Saturday, 27 February 2016

Review: Fly In Fly Out by Georgina Penney

4 stars

Georgina Penney's Fly In Fly Out (previously titled Unforgettable You) was a solid romance, made extraordinary by its nuanced portrayal of Australia and her dichotomies: rural and urban, old and new, good and bad. It's set in Perth and the Margaret River region, as well as on an oil rig off the coast of Mauritania, where the heroine works as an engineer.

Yes, you read that right: the heroine, Jo, is an engineer. She's a FIFO; someone who flies in and out of their job in mining, petroleum extraction or another insanely profitable natural resources industry. But Jo's migratory lifestyle means that her sister and her best friend, Scott, are left to look after her cat. When Scott's cousin Stephen needs a place to live, Jo's empty apartment seems like a good idea.

Stephen and Jo knew each other as children, and Stephen still feels bad about something that happened when they were teenagers, something that caused Jo to leave their hometown in the Margaret River and move to Perth. He's keen to make amends, and he feels like looking after her apartment is the way to go about it. After a rough start, they settle into a tenant-landlord relationship, which grows into something more. But, even then, Stephen's attempts to delve into their shared past are rebuffed.

Whereas normally we have the closed-off hero, and the coaxing heroine, here it is the other way around. Jo is emotionally closed off, having learnt the hard way to keep her problems to herself. Stephen, on the other hand, is so scarred by this defining incident of their youth that he is hesitant when it comes to women, careful not to push too hard. This made him a really interesting hero, just as Jo's down-to-earth nature made for great heroine material. All of the characters, right down to Jo's cat, Boomba, are well-rendered.

Without wanting to give to much away, the characters came together in a particularly nuanced portrayal of Australia's problem with alcohol abuse and domestic violence. Old attitudes of "don't talk about it" are contrasted with new, more open understandings. In a similar way, the old, rural Australia acts as a foil for the new Australia, where disposable incomes have risen on the back of the mining boom.

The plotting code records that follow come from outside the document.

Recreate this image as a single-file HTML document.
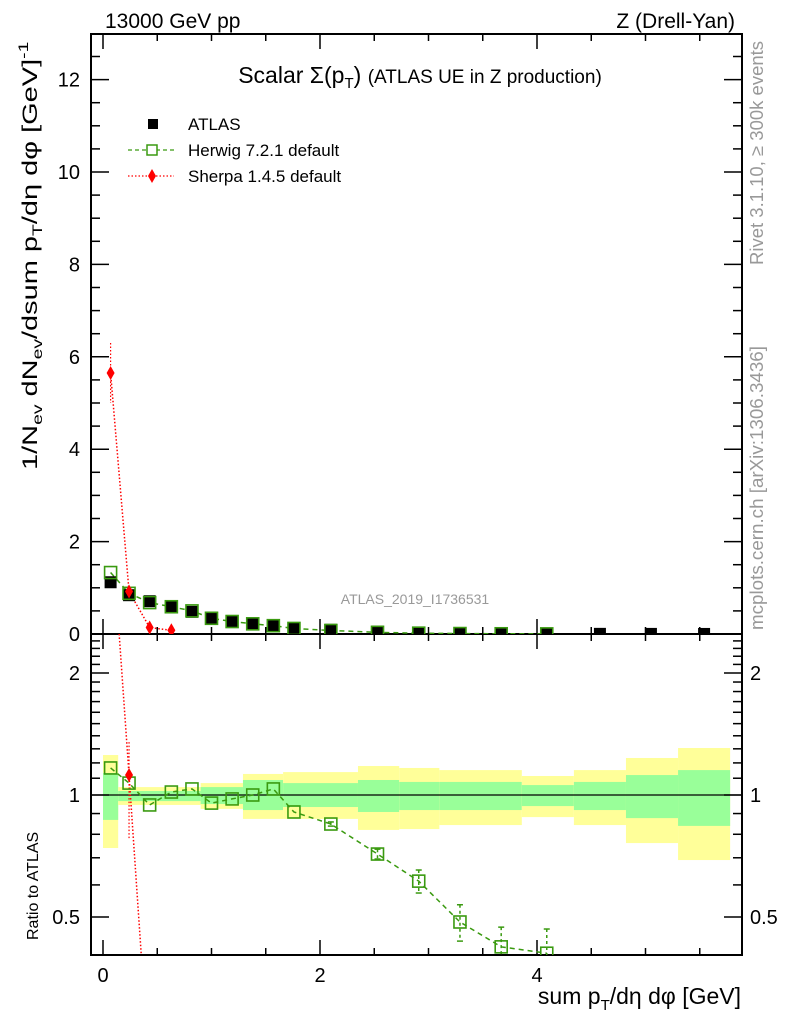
<!DOCTYPE html>
<html><head><meta charset="utf-8"><style>
html,body{margin:0;background:#fff;overflow:hidden;width:786px;height:1024px;}
svg{display:block;font-family:"Liberation Sans",sans-serif;}
</style></head><body>
<svg id="c" width="786" height="1024" viewBox="0 0 786 1024" xmlns="http://www.w3.org/2000/svg">
<text x="105" y="28" font-size="21">13000 GeV pp</text>
<text x="735" y="28" font-size="21" text-anchor="end">Z (Drell-Yan)</text>
<text x="420" y="83" font-size="23" text-anchor="middle">Scalar Σ(p<tspan font-size="15" dy="5">T</tspan><tspan dy="-5">)</tspan> <tspan font-size="19">(ATLAS UE in Z production)</tspan></text>
<text x="415" y="604" font-size="14" fill="#999" text-anchor="middle">ATLAS_2019_I1736531</text>
<text transform="translate(763,265) rotate(-90)" font-size="18.5" fill="#999">Rivet 3.1.10, ≥ 300k events</text>
<text transform="translate(763,630) rotate(-90)" font-size="18.8" fill="#999">mcplots.cern.ch [arXiv:1306.3436]</text>
<text transform="translate(37,470) rotate(-90) scale(1.38,1)" font-size="21">1/N<tspan font-size="14" dy="5">ev</tspan><tspan dy="-5"> dN</tspan><tspan font-size="14" dy="5">ev</tspan><tspan dy="-5">/dsum p</tspan><tspan font-size="14" dy="5">T</tspan><tspan dy="-5">/dη dφ  [GeV]</tspan><tspan font-size="14" dy="-9">-1</tspan></text>
<text transform="translate(38,940) rotate(-90)" font-size="16">Ratio to ATLAS</text>
<text x="741" y="1004" font-size="23" text-anchor="end">sum p<tspan font-size="15" dy="6">T</tspan><tspan dy="-6">/dη dφ [GeV]</tspan></text>
<g id="legend">
<g><rect x="148" y="119" width="10" height="10" fill="#000"/><text x="188" y="130" font-size="17">ATLAS</text></g>
<g><line x1="128" y1="150" x2="174" y2="150" stroke="#3a9a10" stroke-dasharray="4,3" stroke-width="1.3"/><rect x="147" y="145" width="10" height="10" fill="#fff" stroke="#3a9a10" stroke-width="1.5"/><text x="188" y="156" font-size="17">Herwig 7.2.1 default</text></g>
<g><line x1="128" y1="176" x2="174" y2="176" stroke="red" stroke-dasharray="1.5,2" stroke-width="1.3"/><path d="M152,169 L156,176 L152,183 L148,176Z" fill="red"/><text x="188" y="182" font-size="17">Sherpa 1.4.5 default</text></g>
</g>
<g id="plot"></g>
</svg>
<script>
const xs=[0.07,0.24,0.43,0.63,0.82,1.0,1.19,1.38,1.57,1.76,2.1,2.53,2.91,3.29,3.67,4.09,4.58,5.05,5.54];
const atlasVals=[1.12,0.84,0.71,0.58,0.48,0.35,0.28,0.22,0.17,0.13,0.09,0.05,0.03,0.02,0.012,0.006,0.003,0.002,0.001];
const herwigVals=[1.33,0.88,0.68,0.59,0.50,0.34,0.27,0.22,0.18,0.12,0.076,0.036,0.018,0.0097,0.005,0.0025];
const herwigRatio=[1.166,1.07,0.945,1.017,1.035,0.955,0.978,1.0,1.035,0.908,0.848,0.715,0.613,0.486,0.422,0.407];
const herwigRatioErr=[0,0,0,0,0,0,0,0,0,0,0.01,0.02,0.04,0.05,0.05,0.06];
const sherpaX=[0.07,0.24,0.43,0.63];
const sherpaVals=[5.65,0.92,0.14,0.08];
const sherpaRatio=[5.0,1.12,0.2,0.14];
const bandEdges=[0,0.14,0.9,1.29,1.66,2.35,2.73,3.1,3.86,4.34,4.82,5.3,5.78];
const yelLo=[0.740,0.945,0.924,0.873,0.873,0.820,0.824,0.843,0.882,0.843,0.761,0.691];
const yelHi=[1.255,1.046,1.070,1.127,1.139,1.179,1.166,1.152,1.114,1.152,1.234,1.306];
const grnLo=[0.868,0.966,0.950,0.918,0.934,0.908,0.918,0.918,0.939,0.918,0.877,0.839];
const grnHi=[1.133,1.023,1.046,1.089,1.070,1.089,1.077,1.077,1.058,1.077,1.120,1.152];
const mainTicks=[0,2,4,6,8,10,12];
const ratioTicks=[0.5,1,2];
const xTicks=[0,2,4];

const NS="http://www.w3.org/2000/svg";
const g=document.getElementById('plot');
const L=91,R=742,T=34,MB=634,B=955;
const X=v=>103+108.5*v;
const Y=v=>634-46.2*v;
const YR=r=>795-122*Math.log2(r);
function el(t,a,p){const e=document.createElementNS(NS,t);for(const k in a)e.setAttribute(k,a[k]);(p||g).appendChild(e);return e;}
const clipM=el('clipPath',{id:'cm'});el('rect',{x:L,y:T,width:R-L,height:MB-T},clipM);
const clipR=el('clipPath',{id:'cr'});el('rect',{x:L,y:MB,width:R-L,height:B-MB},clipR);
for(let i=0;i<yelLo.length;i++){
 const x1=X(bandEdges[i]),x2=X(bandEdges[i+1]);
 const y=el('rect',{x:x1,y:YR(yelHi[i]),width:x2-x1,height:YR(yelLo[i])-YR(yelHi[i]),fill:'#ffff99'});
 
 
 const gr=el('rect',{x:x1,y:YR(grnHi[i]),width:x2-x1,height:YR(grnLo[i])-YR(grnHi[i]),fill:'#99ff99'});
 
 
}
el('line',{x1:L,x2:R,y1:YR(1),y2:YR(1),stroke:'#000','stroke-width':1.2});
el('rect',{x:L,y:T,width:R-L,height:MB-T,fill:'none',stroke:'#000','stroke-width':2});
el('rect',{x:L,y:MB,width:R-L,height:B-MB,fill:'none',stroke:'#000','stroke-width':2});
for(let v=0;v<=5.8;v+=0.5){const maj=Math.abs(v%2)<1e-6;const len=maj?15:7;
 [[T,1],[MB,-1],[MB,1],[B,-1]].forEach(([y0,d])=>el('line',{x1:X(v),x2:X(v),y1:y0,y2:y0+d*len,stroke:'#000','stroke-width':1.5}));}
xTicks.forEach(v=>{const t=el('text',{x:X(v),y:982,'font-size':20,'text-anchor':'middle'});t.textContent=v;
 
 });
for(let v=0;v<=12.9;v+=0.5){const maj=Math.abs(v%2)<1e-6;const len=maj?18:9;
 el('line',{x1:L,x2:L+len,y1:Y(v),y2:Y(v),stroke:'#000','stroke-width':1.5});
 el('line',{x1:R,x2:R-len,y1:Y(v),y2:Y(v),stroke:'#000','stroke-width':1.5});}
mainTicks.forEach(v=>{const t=el('text',{x:80,y:Y(v)+7,'font-size':20,'text-anchor':'end'});t.textContent=v;
 
 });
for(let k=4;k<=25;k++){const r=k/10;const y=YR(r);if(y<MB||y>B)continue;const maj=(k==5||k==10||k==20);const len=maj?18:9;
 el('line',{x1:L,x2:L+len,y1:y,y2:y,stroke:'#000','stroke-width':1.5});
 el('line',{x1:R,x2:R-len,y1:y,y2:y,stroke:'#000','stroke-width':1.5});}
ratioTicks.forEach(v=>{[[80,'end'],[750,'start']].forEach(([x,a])=>{const t=el('text',{x:x,y:YR(v)+7,'font-size':20,'text-anchor':a});t.textContent=v;
 
 });});
const gm=el('g',{'clip-path':'url(#cm)'});
el('polyline',{points:herwigVals.map((v,i)=>X(xs[i])+','+Y(v)).join(' '),fill:'none',stroke:'#3a9a10','stroke-width':1.5,'stroke-dasharray':'5,4'},gm);
el('polyline',{points:sherpaVals.map((v,i)=>X(sherpaX[i])+','+Y(v)).join(' '),fill:'none',stroke:'red','stroke-width':1.5,'stroke-dasharray':'1.5,2'},gm);
el('line',{x1:X(sherpaX[0]),x2:X(sherpaX[0]),y1:Y(6.3),y2:Y(5.0),stroke:'red','stroke-width':1.2,'stroke-dasharray':'1.5,2'},gm);
atlasVals.forEach((v,i)=>{const r=el('rect',{x:X(xs[i])-6,y:Y(v)-6,width:12,height:12,fill:'#000'},gm);
 
 });
herwigVals.forEach((v,i)=>{const r=el('rect',{x:X(xs[i])-6,y:Y(v)-6,width:12,height:12,fill:'none',stroke:'#3a9a10','stroke-width':1.6},gm);
 
 });
sherpaVals.forEach((v,i)=>{const x=X(sherpaX[i]),y=Y(v);const p=el('path',{d:`M${x},${y-7}L${x+4},${y}L${x},${y+7}L${x-4},${y}Z`,fill:'red'},gm);
 
 });
const gr2=el('g',{'clip-path':'url(#cr)'});
el('polyline',{points:herwigRatio.map((v,i)=>X(xs[i])+','+YR(v)).join(' '),fill:'none',stroke:'#3a9a10','stroke-width':1.5,'stroke-dasharray':'5,4'},gr2);
el('polyline',{points:sherpaRatio.map((v,i)=>X(sherpaX[i])+','+YR(v)).join(' '),fill:'none',stroke:'red','stroke-width':1.5,'stroke-dasharray':'1.5,2'},gr2);
el('line',{x1:X(sherpaX[1]),x2:X(sherpaX[1]),y1:YR(1.35),y2:YR(0.78),stroke:'red','stroke-width':1.2,'stroke-dasharray':'1.5,2'},gr2);
herwigRatio.forEach((v,i)=>{const x=X(xs[i]);const e=herwigRatioErr[i];
 if(e>0){el('line',{x1:x,x2:x,y1:YR(v+e),y2:YR(Math.max(v-e,0.3)),stroke:'#3a9a10','stroke-width':1.5,'stroke-dasharray':'3,3'},gr2);
  el('line',{x1:x-3,x2:x+3,y1:YR(v+e),y2:YR(v+e),stroke:'#3a9a10','stroke-width':1.5},gr2);
  el('line',{x1:x-3,x2:x+3,y1:YR(v-e),y2:YR(v-e),stroke:'#3a9a10','stroke-width':1.5},gr2);}
 const r=el('rect',{x:x-6,y:YR(v)-6,width:12,height:12,fill:'none',stroke:'#3a9a10','stroke-width':1.6},gr2);
 
 });
sherpaRatio.forEach((v,i)=>{const x=X(sherpaX[i]),y=YR(v);const p=el('path',{d:`M${x},${y-7}L${x+4},${y}L${x},${y+7}L${x-4},${y}Z`,fill:'red'},gr2);
 
 });
</script>
</body></html>
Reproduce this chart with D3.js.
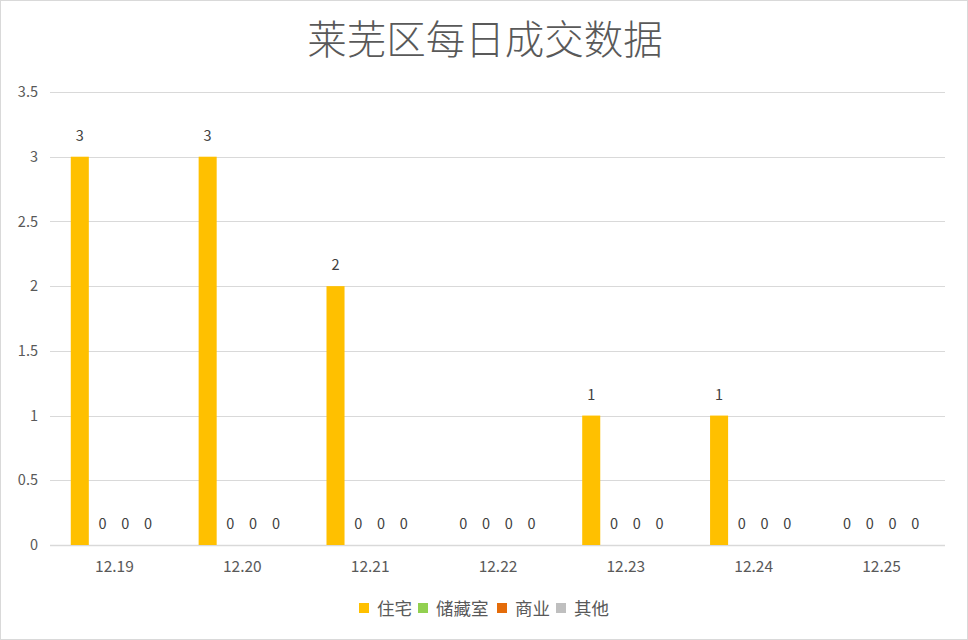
<!DOCTYPE html>
<html>
<head>
<meta charset="utf-8">
<script src="https://cdn.jsdelivr.net/npm/d3@7"></script>
<style>
  body { margin: 0; background: #fff; }
  text { font-family: "Noto Sans CJK SC", "Noto Sans", sans-serif; }
  .tick text { fill: #595959; }
</style>
</head>
<body>
<div id="area"></div>
<script>
const dates = ['12.19', '12.20', '12.21', '12.22', '12.23', '12.24', '12.25']
const seriesNames = ['住宅', '储藏室', '商业', '其他']
const zhuzhai = [3, 3, 2, 0, 1, 1, 0]
const chucangshi = [0, 0, 0, 0, 0, 0, 0]
const shangye = [0, 0, 0, 0, 0, 0, 0]
const qita = [0, 0, 0, 0, 0, 0, 0]
const yTicks = [0, 0.5, 1, 1.5, 2, 2.5, 3, 3.5]
const colors = ['#FFC000', '#92D050', '#E46C0A', '#BFBFBF']

const allSeries = [zhuzhai, chucangshi, shangye, qita]
const rows = dates.map((d, i) => ({
  date: d,
  vals: seriesNames.map((s, j) => ({ name: s, value: allSeries[j][i], color: colors[j] }))
}))

const W = 968, H = 640
const svg = d3.select('#area')
            .append('svg')
            .attr('width', W)
            .attr('height', H)

svg.append('rect')
    .attr('x', 0.5).attr('y', 0.5)
    .attr('width', W - 1).attr('height', H - 1)
    .attr('fill', '#fff')
    .attr('stroke', '#d9d9d9')

const x0 = d3.scaleBand()
            .domain(dates)
            .range([50, 945])
            .paddingInner(0.325)
            .paddingOuter(0.1625)
const x1 = d3.scaleBand()
            .domain(seriesNames)
            .range([0, x0.bandwidth()])
            .paddingInner(0.207)
const yScale = d3.scaleLinear()
              .domain([0, 3.5])
              .range([545, 92])

// gridlines
svg.append('g')
    .selectAll('line')
    .data(yTicks)
    .enter()
    .append('line')
    .attr('x1', 50)
    .attr('x2', 945)
    .attr('y1', d => Math.round(yScale(d)) + 0.5)
    .attr('y2', d => Math.round(yScale(d)) + 0.5)
    .attr('stroke', '#d9d9d9')
    .attr('stroke-width', d => d === 0 ? 1.5 : 1.2)

// y axis labels
const yAxis = svg.append('g')
    .attr('transform', 'translate(38,0)')
    .call(d3.axisLeft(yScale).tickValues(yTicks).tickSize(0).tickPadding(0).tickFormat(d3.format('')))
yAxis.select('.domain').remove()
yAxis.selectAll('text').attr('font-size', 14.5)

// x axis labels
const xAxis = svg.append('g')
    .attr('transform', 'translate(0,559)')
    .call(d3.axisBottom(d3.scalePoint().domain(dates).range([x0(dates[0]) + x0.bandwidth() / 2, x0(dates[6]) + x0.bandwidth() / 2])).tickSize(0).tickPadding(2))
xAxis.select('.domain').remove()
xAxis.selectAll('text').attr('font-size', 15.5)

const groups = svg.selectAll('.grp')
    .data(rows)
    .enter()
    .append('g')
    .attr('class', 'grp')
    .attr('transform', d => `translate(${x0(d.date)},0)`)

groups.selectAll('rect')
    .data(d => d.vals)
    .enter()
    .append('rect')
    .attr('x', d => x1(d.name))
    .attr('y', d => yScale(d.value))
    .attr('width', x1.bandwidth())
    .attr('height', d => yScale(0) - yScale(d.value))
    .attr('fill', d => d.color)

groups.selectAll('.lbl')
    .data(d => d.vals)
    .enter()
    .append('text')
    .attr('class', 'lbl')
    .attr('x', d => x1(d.name) + x1.bandwidth() / 2)
    .attr('y', d => yScale(d.value) - 16)
    .attr('text-anchor', 'middle')
    .attr('font-size', 14.5)
    .attr('fill', '#404040')
    .text(d => d.value)

// title
svg.append('text')
    .attr('x', W / 2 + 1)
    .attr('y', 54)
    .attr('text-anchor', 'middle')
    .attr('font-size', 39.5)
    .attr('font-weight', 300)
    .attr('fill', '#595959')
    .text('莱芜区每日成交数据')

// legend
const legendX = [359, 418, 497, 556]
const legend = svg.selectAll('.leg')
    .data(seriesNames)
    .enter()
    .append('g')
    .attr('class', 'leg')
    .attr('transform', (d, i) => `translate(${legendX[i]},603)`)
legend.append('rect')
    .attr('width', 10)
    .attr('height', 10)
    .attr('fill', (d, i) => colors[i])
legend.append('text')
    .attr('x', 18)
    .attr('y', 11.5)
    .attr('font-size', 17.5)
    .attr('fill', '#595959')
    .text(d => d)
</script>
</body>
</html>
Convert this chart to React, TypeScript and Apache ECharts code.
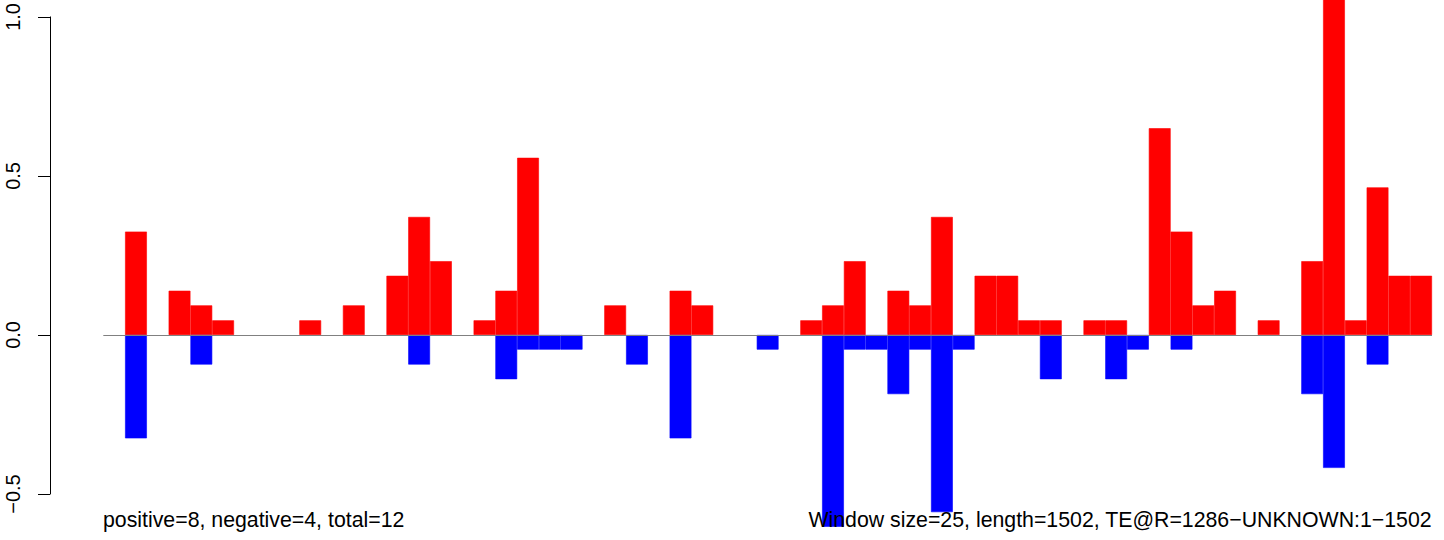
import React, { useEffect, useRef } from "react";
import * as echarts from "echarts";

// 61 windows along the sequence (window size 25)
const windows: string[] = Array.from({ length: 61 }, (_, i) => String(i + 1));

// positive (red) values per window
const positiveValues: number[] = [
  0, 0.325, 0, 0.139, 0.093, 0.046, 0, 0, 0, 0.046,
  0, 0.093, 0, 0.186, 0.371, 0.232, 0, 0.046, 0.139, 0.557,
  0, 0, 0, 0.093, 0, 0, 0.139, 0.093, 0, 0,
  0, 0, 0.046, 0.093, 0.232, 0, 0.139, 0.093, 0.371, 0,
  0.186, 0.186, 0.046, 0.046, 0, 0.046, 0.046, 0, 0.65, 0.325,
  0.093, 0.139, 0, 0.046, 0, 0.232, 1.07, 0.046, 0.464, 0.186,
  0.186,
];

// negative (blue) values per window
const negativeValues: number[] = [
  0, -0.325, 0, 0, -0.093, 0, 0, 0, 0, 0,
  0, 0, 0, 0, -0.093, 0, 0, 0, -0.139, -0.046,
  -0.046, -0.046, 0, 0, -0.093, 0, -0.325, 0, 0, 0,
  -0.046, 0, 0, -0.603, -0.046, -0.046, -0.186, -0.046, -0.557, -0.046,
  0, 0, 0, -0.139, 0, 0, -0.139, -0.046, 0, -0.046,
  0, 0, 0, 0, 0, -0.186, -0.418, 0, -0.093, 0,
  0,
];

const yTicks = { min: -0.5, max: 1.0, interval: 0.5 };

const leftNote = "positive=8, negative=4, total=12";
const rightNote = "Window size=25, length=1502, TE@R=1286\u2212UNKNOWN:1\u22121502";

const noZero = (arr: number[]) => arr.map((v) => (v === 0 ? null : v));

export default function App() {
  const ref = useRef<HTMLDivElement>(null);

  useEffect(() => {
    if (!ref.current) return;
    const chart = echarts.init(ref.current, undefined, { renderer: "svg" });
    const font = "'Liberation Sans', Arial, Helvetica, sans-serif";
    chart.setOption({
      animation: false,
      backgroundColor: "#ffffff",
      grid: { left: 103.3, right: 12, top: 14.3, bottom: 46, containLabel: false },
      xAxis: {
        type: "category",
        data: windows,
        boundaryGap: true,
        axisLine: { show: false },
        axisTick: { show: false },
        axisLabel: { show: false },
        splitLine: { show: false },
      },
      yAxis: {
        type: "value",
        min: yTicks.min,
        max: yTicks.max,
        interval: yTicks.interval,
        offset: 53.3,
        axisLine: { show: true, lineStyle: { color: "#000000", width: 1 } },
        axisTick: { show: true, length: 12, lineStyle: { color: "#000000", width: 1 } },
        axisLabel: {
          show: true,
          rotate: 90,
          margin: 27,
          fontSize: 20,
          fontFamily: font,
          color: "#000000",
          formatter: (v: number) => v.toFixed(1).replace("-", "\u2212"),
        },
        splitLine: { show: false },
      },
      series: [
        {
          type: "bar",
          name: "positive",
          data: noZero(positiveValues),
          barCategoryGap: "0%",
          barGap: "-100%",
          clip: false,
          itemStyle: { color: "#ff0000", borderColor: "#ff0000", borderWidth: 0.6 },
          z: 2,
          markLine: {
            silent: true,
            symbol: "none",
            label: { show: false },
            lineStyle: { color: "#808080", width: 1, type: "solid" },
            data: [{ yAxis: 0 }],
          },
        },
        {
          type: "bar",
          name: "negative",
          data: noZero(negativeValues),
          barCategoryGap: "0%",
          barGap: "-100%",
          clip: false,
          itemStyle: { color: "#0000ff", borderColor: "#0000ff", borderWidth: 0.6 },
          z: 2,
        },
      ],
      graphic: [
        {
          type: "text",
          left: 103,
          top: 509,
          z: 10,
          style: { text: leftNote, fontSize: 21.3, fontFamily: font, fill: "#000000" },
        },
        {
          type: "text",
          right: 12,
          top: 509,
          z: 10,
          style: { text: rightNote, fontSize: 21.3, fontFamily: font, fill: "#000000" },
        },
      ],
    });
    return () => chart.dispose();
  }, []);

  return (
    <div
      ref={ref}
      style={{ position: "absolute", left: 0, top: 0, width: 1444, height: 540 }}
    />
  );
}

In Fly In Fly Out, Penney brought to life one aspect of new Australia I've never known much about: the mysterious world of oil rigs. Until now, my only point of reference has been that line from Cold Chisel's Khe Sanh: "I held a job on an oil rig, flying choppers when I could, but the nightlife nearly drove me 'round the bend". Studying that song in high school history classes about the Vietnam War, I never understood if it was a lack or surplus of nightlife that drove the song's narrator 'round the bend. But now I think I know: it was the lack thereof. It sounds like gruelling work: long shifts interspersed with bad food and sleep.

Weirdly enough, while writing this, I flicked over to Twitter, only to find Yassmin Abdel-Magied, well-known social activist and little-known mechanical engineer, talking on Radio National about her experience on oil rigs. According to her, there are usually only three to four women out of the 150 workers on a rig, but she also says that the dynamic can be different than those numbers suggest.

Regardless of what the reality might be, I liked the way Penney constructed Jo's work environment. She's friendly with the guys, but she'll never be one of the boys, and with an incompetent junior engineer and Stephen playing house in Perth, she becomes increasingly discontented with her job.

I picked up Fly In Fly Out the day after having my wisdom teeth removed. I guess I thought that, since it seemed light and had a familiar setting, I could read it through the fog of industrial-strength painkillers. If it had been a lesser book, I think I'd probably have mostly forgotten it by now, but the emotion of Fly In Fly Out is hard to forget. All those feels could have been the result of the oxycodone, but I'm pretty sure it was just good writing.